To send an outbound UDP datagram in C


Suppose that you wish to write a client that implements the UDP-based variant of the Daytime Protocol, as defined by RFC 867

This is a very simple protocol whereby the client sends a datagram to the server, then the server responds with a datagram containing a human-readable copy of the current date and time. The datagram from the client is not required to have any particular content.



The method described here has three steps:

  1. Construct the remote socket address.
  2. Create a UDP socket.
  3. Send the datagram.

The following header files will be needed:

#include <errno.h>
#include <string.h>
#include <unistd.h>
#include <netdb.h>
#include <sys/socket.h>
#include <netinet/in.h>

and if using sendmsg to send the datagram:

#include <sys/uio.h>

Construct the remote socket address

To send a UDP datagram it is necessary to specify the remote IP address and port number to which the connection should be directed. The combination of these two values is treated as a single entity called the socket address, which is represented by a struct sockaddr_in for IPv4 or a struct sockaddr_in6 for IPv6.

A local socket address may also be specified, however it is rarely necessary to do so. By default the local address is chosen automatically by the network stack.

Most common network services have an assigned port number on which they are normally expected to listen. It makes sense for the client to use this as a default, however it is important that an alternative can be selected. The user of the client will not necessarily have any control over how the server is configured, so the onus is on the client software to provide access to whichever port the server has been instructed to use.

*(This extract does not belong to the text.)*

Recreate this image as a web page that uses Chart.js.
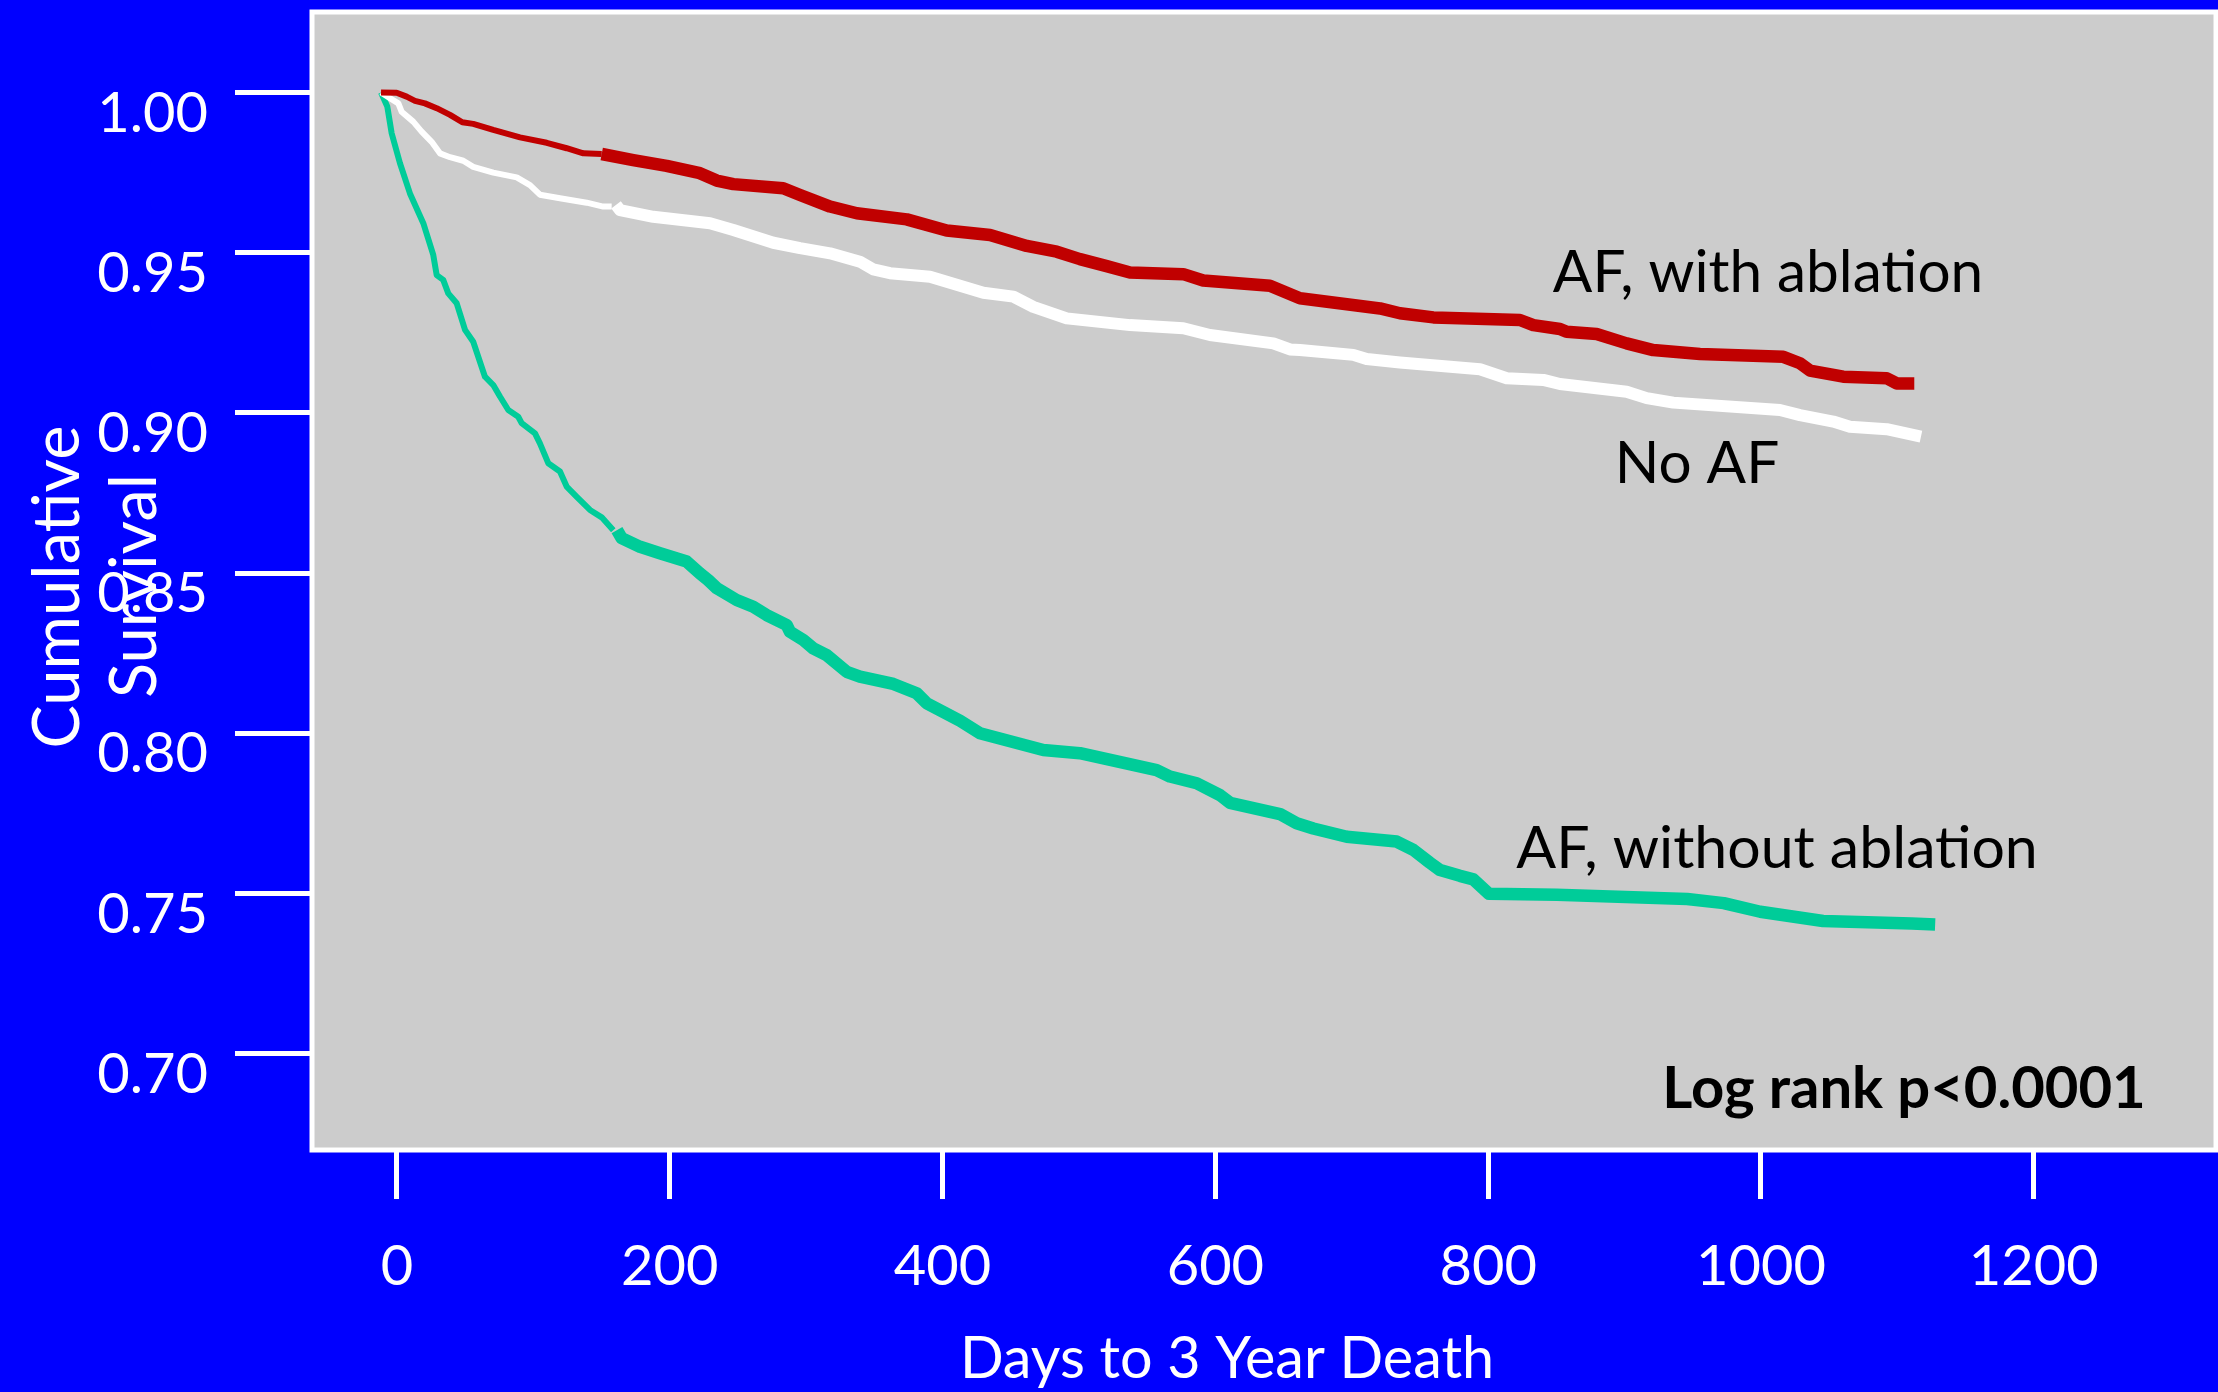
<!DOCTYPE html>
<html>
<head>
<meta charset="utf-8">
<script src="https://cdn.jsdelivr.net/npm/chart.js@4.4.1/dist/chart.umd.min.js"></script>
<style>
html,body{margin:0;padding:0;background:#0000ff;overflow:hidden}
canvas{display:block}
</style>
</head>
<body>
<canvas id="c" width="2218" height="1392"></canvas>
<script>
// ---- axis ticks ----
const xTickValues = [0, 200, 400, 600, 800, 1000, 1200];
const xTickLabels = ['0', '200', '400', '600', '800', '1000', '1200'];
const yTickValues = [0.70, 0.75, 0.80, 0.85, 0.90, 0.95, 1.00];
const yTickLabels = ['0.70', '0.75', '0.80', '0.85', '0.90', '0.95', '1.00'];

// ---- AF, with ablation (red) ----
const ablEarlyDays = [-11.7, -0.2, 7.1, 13.2, 20.5, 29.1, 38.9, 47.9, 55.9, 70.6, 90.2, 109.8, 124.4, 136.6, 150.1];
const ablEarlySurv = [1.0000, 0.9999, 0.9987, 0.9974, 0.9966, 0.9951, 0.9930, 0.9907, 0.9902, 0.9883, 0.9860, 0.9843, 0.9826, 0.9810, 0.9808];
const ablLateDays = [150.1, 173.2, 197.7, 222.1, 234.4, 246.6, 283.2, 295.5, 317.5, 337.1, 373.7, 403.0, 434.8, 461.7, 483.7, 500.7, 520.3, 537.4, 576.5, 591.1, 640.0, 662.0, 720.7, 735.3, 759.8, 823.3, 833.1, 852.6, 857.5, 879.5, 901.5, 921.0, 955.3, 1016.4, 1028.6, 1035.9, 1060.3, 1092.2, 1099.5, 1112.4];
const ablLateSurv = [0.9808, 0.9789, 0.9771, 0.9748, 0.9725, 0.9714, 0.9701, 0.9680, 0.9644, 0.9623, 0.9604, 0.9569, 0.9555, 0.9521, 0.9503, 0.9480, 0.9458, 0.9438, 0.9433, 0.9413, 0.9397, 0.9358, 0.9326, 0.9311, 0.9298, 0.9290, 0.9274, 0.9262, 0.9253, 0.9246, 0.9217, 0.9196, 0.9184, 0.9175, 0.9155, 0.9132, 0.9113, 0.9108, 0.9092, 0.9092];

// ---- No AF (white) ----
const noAfEarlyDays = [-11.7, -5.1, 1.0, 3.4, 11.9, 18.1, 25.4, 31.5, 38.9, 48.6, 55.9, 70.6, 87.8, 97.5, 104.8, 119.5, 139.1, 151.2, 157.4];
const noAfEarlySurv = [1.0000, 0.9982, 0.9966, 0.9940, 0.9909, 0.9878, 0.9846, 0.9810, 0.9798, 0.9787, 0.9768, 0.9750, 0.9735, 0.9711, 0.9681, 0.9670, 0.9656, 0.9644, 0.9644];
const noAfLateDays = [160.6, 163.5, 187.9, 229.5, 246.6, 275.9, 295.5, 317.5, 339.4, 349.2, 361.4, 390.8, 429.9, 451.9, 466.5, 491.0, 537.4, 576.5, 596.0, 642.5, 654.7, 662.0, 701.1, 710.9, 735.3, 794.0, 813.6, 840.4, 852.6, 901.5, 916.2, 935.7, 1013.9, 1028.6, 1053.0, 1065.2, 1092.2, 1117.3];
const noAfLateSurv = [0.9649, 0.9633, 0.9612, 0.9592, 0.9571, 0.9531, 0.9514, 0.9498, 0.9472, 0.9448, 0.9436, 0.9425, 0.9375, 0.9363, 0.9331, 0.9295, 0.9274, 0.9264, 0.9243, 0.9217, 0.9198, 0.9196, 0.9181, 0.9168, 0.9157, 0.9136, 0.9108, 0.9103, 0.9090, 0.9066, 0.9046, 0.9032, 0.9009, 0.8993, 0.8973, 0.8957, 0.8949, 0.8926];

// ---- AF, without ablation (green) ----
const noAblEarlyDays = [-11.7, -7.1, -3.9, 2.2, 9.5, 19.3, 26.6, 29.1, 33.9, 37.6, 43.8, 49.9, 55.9, 64.5, 70.6, 75.5, 81.6, 88.9, 91.4, 101.2, 104.8, 110.9, 119.5, 124.4, 131.8, 141.5, 150.1, 158.6];
const noAblEarlySurv = [1.0000, 0.9956, 0.9873, 0.9779, 0.9685, 0.9592, 0.9493, 0.9430, 0.9415, 0.9373, 0.9342, 0.9259, 0.9222, 0.9113, 0.9087, 0.9051, 0.9009, 0.8988, 0.8968, 0.8936, 0.8905, 0.8843, 0.8817, 0.8770, 0.8738, 0.8697, 0.8674, 0.8634];
const noAblLateDays = [161.3, 164.7, 178.2, 192.8, 212.4, 222.1, 228.2, 234.4, 249.0, 261.2, 271.0, 285.7, 288.1, 297.9, 305.2, 315.0, 329.7, 339.4, 363.9, 381.0, 388.3, 412.8, 427.4, 473.8, 500.7, 556.9, 566.7, 586.3, 603.4, 610.7, 647.4, 659.6, 671.8, 696.3, 732.9, 745.1, 757.3, 764.7, 779.3, 789.1, 800.6, 850.2, 945.9, 972.7, 999.5, 1045.5, 1110.5, 1127.7];
const noAblLateSurv = [0.8634, 0.8609, 0.8582, 0.8562, 0.8536, 0.8499, 0.8478, 0.8453, 0.8416, 0.8395, 0.8369, 0.8338, 0.8317, 0.8291, 0.8265, 0.8244, 0.8192, 0.8177, 0.8154, 0.8125, 0.8094, 0.8039, 0.8000, 0.7948, 0.7938, 0.7885, 0.7865, 0.7844, 0.7807, 0.7783, 0.7748, 0.7719, 0.7703, 0.7677, 0.7662, 0.7636, 0.7596, 0.7573, 0.7555, 0.7544, 0.7499, 0.7496, 0.7483, 0.7470, 0.7443, 0.7414, 0.7406, 0.7403];

const zip = (xs, ys) => xs.map((x, i) => ({x: x, y: ys[i]}));

const RED = '#c00000', WHITE = '#ffffff', GREEN = '#00cc99';
const FONT = 'Lato';

const backgroundPlugin = {
  id: 'backgroundPlugin',
  beforeDraw(chart) {
    const {ctx, chartArea: a, width, height} = chart;
    ctx.save();
    ctx.fillStyle = '#0000ff';
    ctx.fillRect(0, 0, width, height);
    ctx.fillStyle = '#cccccc';
    ctx.fillRect(a.left, a.top, a.right - a.left, a.bottom - a.top);
    ctx.strokeStyle = '#ffffff';
    ctx.lineWidth = 5;
    ctx.strokeRect(a.left, a.top, a.right - a.left, a.bottom - a.top);
    ctx.restore();
  }
};

const textPlugin = {
  id: 'textPlugin',
  afterDraw(chart) {
    const ctx = chart.ctx;
    ctx.save();
    ctx.textBaseline = 'alphabetic';
    ctx.textAlign = 'center';
    ctx.fillStyle = '#ffffff';
    ctx.font = '57.5px ' + FONT;
    ctx.fillText('Days to 3 Year Death', 1227, 1378);
    ctx.font = '65px ' + FONT;
    ctx.save(); ctx.translate(79, 587); ctx.rotate(-Math.PI / 2); ctx.fillText('Cumulative', 0, 0); ctx.restore();
    ctx.save(); ctx.translate(156, 586); ctx.rotate(-Math.PI / 2); ctx.fillText('Survival', 0, 0); ctx.restore();
    ctx.fillStyle = '#000000';
    ctx.font = '58.5px ' + FONT;
    ctx.fillText('AF, with ablation', 1768, 292);
    ctx.fillText('No AF', 1697, 483);
    ctx.font = '59px ' + FONT;
    ctx.fillText('AF, without ablation', 1777, 868);
    ctx.font = 'bold 58px ' + FONT;
    ctx.fillText('Log rank p<0.0001', 1904, 1108);
    ctx.restore();
  }
};

const tickFont = {family: FONT, size: 56};

new Chart(document.getElementById('c'), {
  type: 'line',
  data: {
    datasets: [
      {label: 'AF, with ablation', data: zip(ablEarlyDays, ablEarlySurv), borderColor: RED, borderWidth: 6},
      {label: 'AF, with ablation', data: zip(ablLateDays, ablLateSurv), borderColor: RED, borderWidth: 12.5},
      {label: 'No AF', data: zip(noAfEarlyDays, noAfEarlySurv), borderColor: WHITE, borderWidth: 6},
      {label: 'No AF', data: zip(noAfLateDays, noAfLateSurv), borderColor: WHITE, borderWidth: 12},
      {label: 'AF, without ablation', data: zip(noAblEarlyDays, noAblEarlySurv), borderColor: GREEN, borderWidth: 6},
      {label: 'AF, without ablation', data: zip(noAblLateDays, noAblLateSurv), borderColor: GREEN, borderWidth: 12.5}
    ]
  },
  options: {
    responsive: false,
    animation: false,
    devicePixelRatio: 1,
    layout: {padding: {top: 12, right: 2, left: 0, bottom: 0}},
    elements: {
      point: {radius: 0, hoverRadius: 0},
      line: {tension: 0, borderJoinStyle: 'round', borderCapStyle: 'butt', fill: false}
    },
    plugins: {legend: {display: false}, tooltip: {enabled: false}},
    scales: {
      x: {
        type: 'linear',
        min: -62.3,
        max: 1333.6,
        afterBuildTicks: s => { s.ticks = xTickValues.map(v => ({value: v})); },
        afterFit: s => { s.height = 242; s.paddingLeft = 0; s.paddingRight = 0; },
        border: {display: false},
        grid: {drawOnChartArea: false, drawTicks: true, tickLength: 49, tickColor: '#ffffff', tickWidth: 5, lineWidth: 5, color: '#ffffff'},
        ticks: {color: '#ffffff', font: tickFont, padding: 34, autoSkip: false, maxRotation: 0, minRotation: 0,
                callback: (v, i) => xTickLabels[i]}
      },
      y: {
        type: 'linear',
        min: 0.66994,
        max: 1.02512,
        afterBuildTicks: s => { s.ticks = yTickValues.map(v => ({value: v})); },
        afterFit: s => { s.width = 312; s.paddingTop = 0; s.paddingBottom = 0; },
        border: {display: false},
        grid: {drawOnChartArea: false, drawTicks: true, tickLength: 77, tickColor: '#ffffff', tickWidth: 5, lineWidth: 5, color: '#ffffff'},
        ticks: {color: '#ffffff', font: tickFont, padding: 27, labelOffset: 21, autoSkip: false,
                callback: (v, i) => yTickLabels[i]}
      }
    }
  },
  plugins: [backgroundPlugin, textPlugin]
});
</script>
</body>
</html>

It is often useful for the remote IP address to default to the loopback address, particularly for services such as databases where there is a good chance of the client and server being run on the same machine. Alternatively, it may be preferable to require that the destination be specified explicitly.

For most purposes the best way to construct the remote address is by calling getaddrinfo. This takes a string containing either a hostname or an IP address, and a second string containing either a service name or a port number. These are converted into a sockaddr_in or a sockaddr_in6 as appropriate:

const char* hostname=0; /* localhost */
const char* portname="daytime";
struct addrinfo hints;
struct addrinfo* res=0;
int err=getaddrinfo(hostname,portname,&hints,&res);
if (err!=0) {
    die("failed to resolve remote socket address (err=%d)",err);

The hints argument contains additional information to help guide the conversion. In this example:

The res argument is used to return a linked list of addrinfo structures containing the address or addresses that were found. If multiple records are returned then the recommended behaviour (from RFC 1123) is to try each address in turn, stopping when a successful outcome is achieved. This assumes that you have some way to distinguish success from failure, which may not always be the case, but if you are able to do this then you should. If not then an acceptable alternative is to use the first result and discard the remainder.

The memory occupied by the result list should be released by calling freeaddrinfo once it is no longer needed, however this cannot be done until after the datagram has been sent.

Create the client socket.

The socket that will be used to send the datagram should be created using the socket function. This takes three arguments:

  1. the domain (AF_INET or AF_INET6 in this case, corresponding to IPv4 or IPv6 respectively),
  2. the socket type (SOCK_DGRAM in this case, meaning that the socket should provide connectionless and potentially unreliable transfer of datagrams), and
  3. the protocol (IPROTO_UDP in this case, corresponding to UDP).

A value of 0 for the protocol requests the default for the given address family and socket type, which for AF_INET or AF_INET6 and SOCK_DGRAM would be IPPROTO_UDP. It is equally acceptable for the protocol to be deduced in this manner or specified explicitly.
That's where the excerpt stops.